* COLLECTED DATA
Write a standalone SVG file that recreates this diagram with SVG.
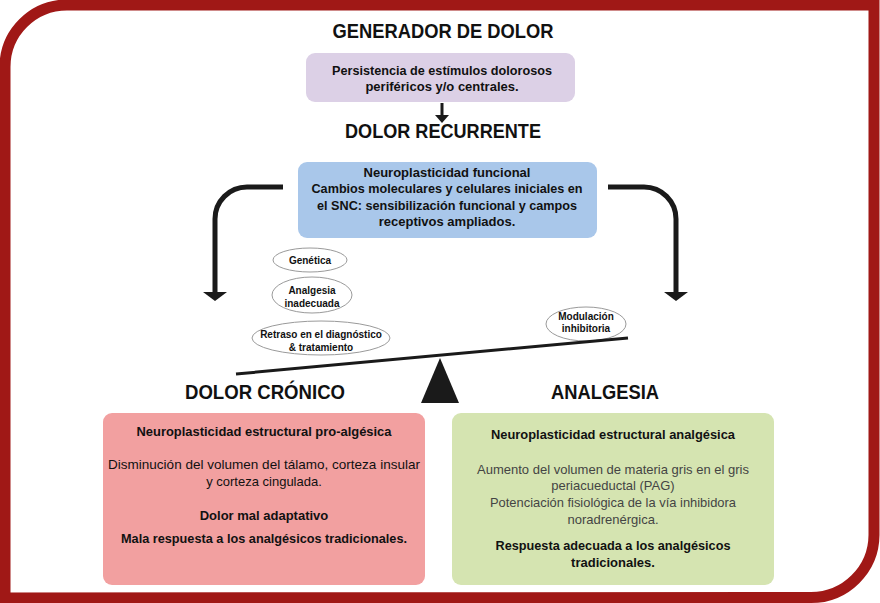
<svg xmlns="http://www.w3.org/2000/svg" width="880" height="603" viewBox="0 0 880 603">
<defs>
<style>
.t{font-family:"Liberation Sans",Arial,sans-serif;fill:#111;text-anchor:middle}
.h{font-size:21px;font-weight:bold}
.b{font-size:13px;font-weight:bold}
.r{font-size:13px}
.s{font-size:10px;font-weight:bold}
.g{fill:#444}
.el{fill:#fff;stroke:#9a9a9a;stroke-width:1}
.ar{fill:none;stroke:#1a1a1a;stroke-width:5}
</style>
</defs>
<rect x="0" y="0" width="880" height="603" fill="#fff"/>
<path d="M5,598 L5,67 A62,62 0 0 1 67,5 L874,5 L874,535 A63,63 0 0 1 811,597.5 Z" fill="none" stroke="#a01816" stroke-width="11"/>

<g id="generador-title"><text class="t h" x="443" y="38" textLength="221" lengthAdjust="spacingAndGlyphs">GENERADOR DE DOLOR</text></g>
<g id="generador">
<rect x="306" y="53" width="269" height="49" rx="9" fill="#dcd0e6"/>
<text class="t b" x="442" y="75" textLength="220" lengthAdjust="spacingAndGlyphs">Persistencia de estímulos dolorosos</text>
<text class="t b" x="442" y="91">periféricos y/o centrales.</text>
</g>
<g id="recurrente-title"><text class="t h" x="443" y="138" textLength="196" lengthAdjust="spacingAndGlyphs">DOLOR RECURRENTE</text></g>
<g id="funcional">
<rect x="298" y="162" width="299" height="76" rx="9" fill="#a9c7ea"/>
<text class="t b" x="447" y="177">Neuroplasticidad funcional</text>
<text class="t b" x="447" y="193" textLength="271" lengthAdjust="spacingAndGlyphs">Cambios moleculares y celulares iniciales en</text>
<text class="t b" x="447" y="210" textLength="260" lengthAdjust="spacingAndGlyphs">el SNC: sensibilización funcional y campos</text>
<text class="t b" x="447" y="226">receptivos ampliados.</text>
</g>

<g id="connectors">
<path d="M442,103 V116" stroke="#1a1a1a" stroke-width="3" fill="none"/>
<polygon points="435,115 449,115 442,123" fill="#1a1a1a"/>
<path class="ar" d="M283,187 H247 A32,32 0 0 0 215,219 V293"/>
<polygon points="203,292 227,292 215,301" fill="#1a1a1a"/>
<path class="ar" d="M608,187 H644 A32,32 0 0 1 676,219 V293"/>
<polygon points="664,292 688,292 676,301" fill="#1a1a1a"/>
</g>

<g id="genetica">
<ellipse class="el" cx="310" cy="260" rx="37" ry="12"/>
<text class="t s" x="310" y="264">Genética</text>
</g>
<g id="analgesia-inadecuada">
<ellipse class="el" cx="312" cy="295" rx="40" ry="18"/>
<text class="t s" x="312" y="294">Analgesia</text>
<text class="t s" x="312" y="307">inadecuada</text>
</g>
<g id="retraso">
<ellipse class="el" cx="321" cy="338" rx="69" ry="17"/>
<text class="t s" x="321" y="338">Retraso en el diagnóstico</text>
<text class="t s" x="321" y="351">&amp; tratamiento</text>
</g>
<g id="modulacion">
<ellipse class="el" cx="586" cy="324" rx="40" ry="17"/>
<text class="t s" x="586" y="320">Modulación</text>
<text class="t s" x="586" y="332">inhibitoria</text>
</g>

<g id="balanza">
<line x1="236" y1="374" x2="628" y2="338" stroke="#1a1a1a" stroke-width="3"/>
<polygon points="440,358 421,403 459,403" fill="#1a1a1a"/>
</g>

<g id="cronico-title"><text class="t h" x="265" y="399" textLength="160" lengthAdjust="spacingAndGlyphs">DOLOR CRÓNICO</text></g>
<g id="analgesia-title"><text class="t h" x="605" y="399" textLength="108" lengthAdjust="spacingAndGlyphs">ANALGESIA</text></g>

<g id="cronico">
<rect x="103" y="413" width="322" height="172" rx="9" fill="#f2a0a0"/>
<text class="t b" x="264" y="436" textLength="255" lengthAdjust="spacingAndGlyphs" style="font-weight:600">Neuroplasticidad estructural pro-algésica</text>
<text class="t r" x="264" y="469" textLength="312" lengthAdjust="spacingAndGlyphs">Disminución del volumen del tálamo, corteza insular</text>
<text class="t r" x="264" y="486">y corteza cingulada.</text>
<text class="t b" x="264" y="520">Dolor mal adaptativo</text>
<text class="t b" x="264" y="543" textLength="286" lengthAdjust="spacingAndGlyphs">Mala respuesta a los analgésicos tradicionales.</text>
</g>

<g id="analgesia">
<rect x="452" y="413" width="322" height="172" rx="9" fill="#d5e4b1"/>
<text class="t b" x="613" y="439" textLength="244" lengthAdjust="spacingAndGlyphs">Neuroplasticidad estructural analgésica</text>
<text class="t r g" x="613" y="474" textLength="272" lengthAdjust="spacingAndGlyphs">Aumento del volumen de materia gris en el gris</text>
<text class="t r g" x="613" y="490">periacueductal (PAG)</text>
<text class="t r g" x="613" y="507" textLength="246" lengthAdjust="spacingAndGlyphs">Potenciación fisiológica de la vía inhibidora</text>
<text class="t r g" x="613" y="524">noradrenérgica.</text>
<text class="t b" x="613" y="550" textLength="235" lengthAdjust="spacingAndGlyphs">Respuesta adecuada a los analgésicos</text>
<text class="t b" x="613" y="567">tradicionales.</text>
</g>
</svg>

* STATED TASK
Reproduce the full material exactly, excluding the pictures.

* EXERCISE RESULT
Write a standalone SVG file that recreates this diagram with SVG.
<svg xmlns="http://www.w3.org/2000/svg" width="880" height="603" viewBox="0 0 880 603">
<defs>
<style>
.t{font-family:"Liberation Sans",Arial,sans-serif;fill:#111;text-anchor:middle}
.h{font-size:21px;font-weight:bold}
.b{font-size:13px;font-weight:bold}
.r{font-size:13px}
.s{font-size:10px;font-weight:bold}
.g{fill:#444}
.el{fill:#fff;stroke:#9a9a9a;stroke-width:1}
.ar{fill:none;stroke:#1a1a1a;stroke-width:5}
</style>
</defs>
<rect x="0" y="0" width="880" height="603" fill="#fff"/>
<path d="M5,598 L5,67 A62,62 0 0 1 67,5 L874,5 L874,535 A63,63 0 0 1 811,597.5 Z" fill="none" stroke="#a01816" stroke-width="11"/>

<g id="generador-title"><text class="t h" x="443" y="38" textLength="221" lengthAdjust="spacingAndGlyphs">GENERADOR DE DOLOR</text></g>
<g id="generador">
<rect x="306" y="53" width="269" height="49" rx="9" fill="#dcd0e6"/>
<text class="t b" x="442" y="75" textLength="220" lengthAdjust="spacingAndGlyphs">Persistencia de estímulos dolorosos</text>
<text class="t b" x="442" y="91">periféricos y/o centrales.</text>
</g>
<g id="recurrente-title"><text class="t h" x="443" y="138" textLength="196" lengthAdjust="spacingAndGlyphs">DOLOR RECURRENTE</text></g>
<g id="funcional">
<rect x="298" y="162" width="299" height="76" rx="9" fill="#a9c7ea"/>
<text class="t b" x="447" y="177">Neuroplasticidad funcional</text>
<text class="t b" x="447" y="193" textLength="271" lengthAdjust="spacingAndGlyphs">Cambios moleculares y celulares iniciales en</text>
<text class="t b" x="447" y="210" textLength="260" lengthAdjust="spacingAndGlyphs">el SNC: sensibilización funcional y campos</text>
<text class="t b" x="447" y="226">receptivos ampliados.</text>
</g>

<g id="connectors">
<path d="M442,103 V116" stroke="#1a1a1a" stroke-width="3" fill="none"/>
<polygon points="435,115 449,115 442,123" fill="#1a1a1a"/>
<path class="ar" d="M283,187 H247 A32,32 0 0 0 215,219 V293"/>
<polygon points="203,292 227,292 215,301" fill="#1a1a1a"/>
<path class="ar" d="M608,187 H644 A32,32 0 0 1 676,219 V293"/>
<polygon points="664,292 688,292 676,301" fill="#1a1a1a"/>
</g>

<g id="genetica">
<ellipse class="el" cx="310" cy="260" rx="37" ry="12"/>
<text class="t s" x="310" y="264">Genética</text>
</g>
<g id="analgesia-inadecuada">
<ellipse class="el" cx="312" cy="295" rx="40" ry="18"/>
<text class="t s" x="312" y="294">Analgesia</text>
<text class="t s" x="312" y="307">inadecuada</text>
</g>
<g id="retraso">
<ellipse class="el" cx="321" cy="338" rx="69" ry="17"/>
<text class="t s" x="321" y="338">Retraso en el diagnóstico</text>
<text class="t s" x="321" y="351">&amp; tratamiento</text>
</g>
<g id="modulacion">
<ellipse class="el" cx="586" cy="324" rx="40" ry="17"/>
<text class="t s" x="586" y="320">Modulación</text>
<text class="t s" x="586" y="332">inhibitoria</text>
</g>

<g id="balanza">
<line x1="236" y1="374" x2="628" y2="338" stroke="#1a1a1a" stroke-width="3"/>
<polygon points="440,358 421,403 459,403" fill="#1a1a1a"/>
</g>

<g id="cronico-title"><text class="t h" x="265" y="399" textLength="160" lengthAdjust="spacingAndGlyphs">DOLOR CRÓNICO</text></g>
<g id="analgesia-title"><text class="t h" x="605" y="399" textLength="108" lengthAdjust="spacingAndGlyphs">ANALGESIA</text></g>

<g id="cronico">
<rect x="103" y="413" width="322" height="172" rx="9" fill="#f2a0a0"/>
<text class="t b" x="264" y="436" textLength="255" lengthAdjust="spacingAndGlyphs" style="font-weight:600">Neuroplasticidad estructural pro-algésica</text>
<text class="t r" x="264" y="469" textLength="312" lengthAdjust="spacingAndGlyphs">Disminución del volumen del tálamo, corteza insular</text>
<text class="t r" x="264" y="486">y corteza cingulada.</text>
<text class="t b" x="264" y="520">Dolor mal adaptativo</text>
<text class="t b" x="264" y="543" textLength="286" lengthAdjust="spacingAndGlyphs">Mala respuesta a los analgésicos tradicionales.</text>
</g>

<g id="analgesia">
<rect x="452" y="413" width="322" height="172" rx="9" fill="#d5e4b1"/>
<text class="t b" x="613" y="439" textLength="244" lengthAdjust="spacingAndGlyphs">Neuroplasticidad estructural analgésica</text>
<text class="t r g" x="613" y="474" textLength="272" lengthAdjust="spacingAndGlyphs">Aumento del volumen de materia gris en el gris</text>
<text class="t r g" x="613" y="490">periacueductal (PAG)</text>
<text class="t r g" x="613" y="507" textLength="246" lengthAdjust="spacingAndGlyphs">Potenciación fisiológica de la vía inhibidora</text>
<text class="t r g" x="613" y="524">noradrenérgica.</text>
<text class="t b" x="613" y="550" textLength="235" lengthAdjust="spacingAndGlyphs">Respuesta adecuada a los analgésicos</text>
<text class="t b" x="613" y="567">tradicionales.</text>
</g>
</svg>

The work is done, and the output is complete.